» Problem to solve
Word for word, restate the lines from the start of the data below through the line containing "const yTicks = [4.50, 4.75, 5.00, 5.25, 5.50];".

» Data
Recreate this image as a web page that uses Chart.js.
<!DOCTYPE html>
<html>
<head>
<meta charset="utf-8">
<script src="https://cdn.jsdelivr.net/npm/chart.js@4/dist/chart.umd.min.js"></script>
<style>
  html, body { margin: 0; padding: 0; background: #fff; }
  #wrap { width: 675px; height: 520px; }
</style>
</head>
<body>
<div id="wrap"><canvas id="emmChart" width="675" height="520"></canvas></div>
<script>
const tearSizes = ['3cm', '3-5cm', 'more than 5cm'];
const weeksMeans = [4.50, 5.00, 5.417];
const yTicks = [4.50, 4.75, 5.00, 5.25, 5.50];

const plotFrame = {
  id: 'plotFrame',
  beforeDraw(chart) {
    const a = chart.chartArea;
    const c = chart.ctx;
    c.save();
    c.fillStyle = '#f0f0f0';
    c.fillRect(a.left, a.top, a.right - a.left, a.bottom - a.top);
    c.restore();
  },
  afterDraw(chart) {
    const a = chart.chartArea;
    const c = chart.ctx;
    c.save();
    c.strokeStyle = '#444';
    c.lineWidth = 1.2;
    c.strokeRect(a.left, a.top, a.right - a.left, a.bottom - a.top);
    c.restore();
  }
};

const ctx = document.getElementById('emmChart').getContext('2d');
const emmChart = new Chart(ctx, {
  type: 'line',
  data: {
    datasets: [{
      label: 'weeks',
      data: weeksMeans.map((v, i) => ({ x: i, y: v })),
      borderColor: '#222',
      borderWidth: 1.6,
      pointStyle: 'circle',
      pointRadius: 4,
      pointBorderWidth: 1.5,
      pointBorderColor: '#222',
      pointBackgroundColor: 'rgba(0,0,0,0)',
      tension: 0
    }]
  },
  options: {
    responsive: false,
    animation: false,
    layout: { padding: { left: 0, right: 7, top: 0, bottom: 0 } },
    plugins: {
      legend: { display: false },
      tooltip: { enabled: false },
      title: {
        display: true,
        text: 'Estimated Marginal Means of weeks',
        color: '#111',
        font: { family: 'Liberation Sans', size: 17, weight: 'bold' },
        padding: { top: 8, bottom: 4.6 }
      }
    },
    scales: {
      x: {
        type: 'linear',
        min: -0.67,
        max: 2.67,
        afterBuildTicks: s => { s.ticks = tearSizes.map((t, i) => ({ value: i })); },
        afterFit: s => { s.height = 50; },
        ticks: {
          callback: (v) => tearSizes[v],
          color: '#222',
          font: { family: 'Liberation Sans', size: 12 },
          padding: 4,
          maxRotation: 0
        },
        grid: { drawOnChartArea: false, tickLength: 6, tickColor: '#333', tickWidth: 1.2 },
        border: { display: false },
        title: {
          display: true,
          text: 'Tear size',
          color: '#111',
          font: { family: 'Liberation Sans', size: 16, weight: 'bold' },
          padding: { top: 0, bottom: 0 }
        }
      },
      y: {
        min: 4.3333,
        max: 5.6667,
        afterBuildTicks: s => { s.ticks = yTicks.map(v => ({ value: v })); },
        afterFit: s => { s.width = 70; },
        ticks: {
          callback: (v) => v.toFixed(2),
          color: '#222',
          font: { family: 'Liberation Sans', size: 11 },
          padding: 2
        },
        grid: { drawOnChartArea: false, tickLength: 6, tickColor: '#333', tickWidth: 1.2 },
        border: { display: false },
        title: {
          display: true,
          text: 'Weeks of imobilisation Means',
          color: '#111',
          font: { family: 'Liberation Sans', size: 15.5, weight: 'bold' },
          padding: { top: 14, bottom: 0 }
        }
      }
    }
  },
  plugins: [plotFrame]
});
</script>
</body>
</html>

» Solution to this exercise
Recreate this image as a web page that uses Chart.js.
<!DOCTYPE html>
<html>
<head>
<meta charset="utf-8">
<script src="https://cdn.jsdelivr.net/npm/chart.js@4/dist/chart.umd.min.js"></script>
<style>
  html, body { margin: 0; padding: 0; background: #fff; }
  #wrap { width: 675px; height: 520px; }
</style>
</head>
<body>
<div id="wrap"><canvas id="emmChart" width="675" height="520"></canvas></div>
<script>
const tearSizes = ['3cm', '3-5cm', 'more than 5cm'];
const weeksMeans = [4.50, 5.00, 5.417];
const yTicks = [4.50, 4.75, 5.00, 5.25, 5.50];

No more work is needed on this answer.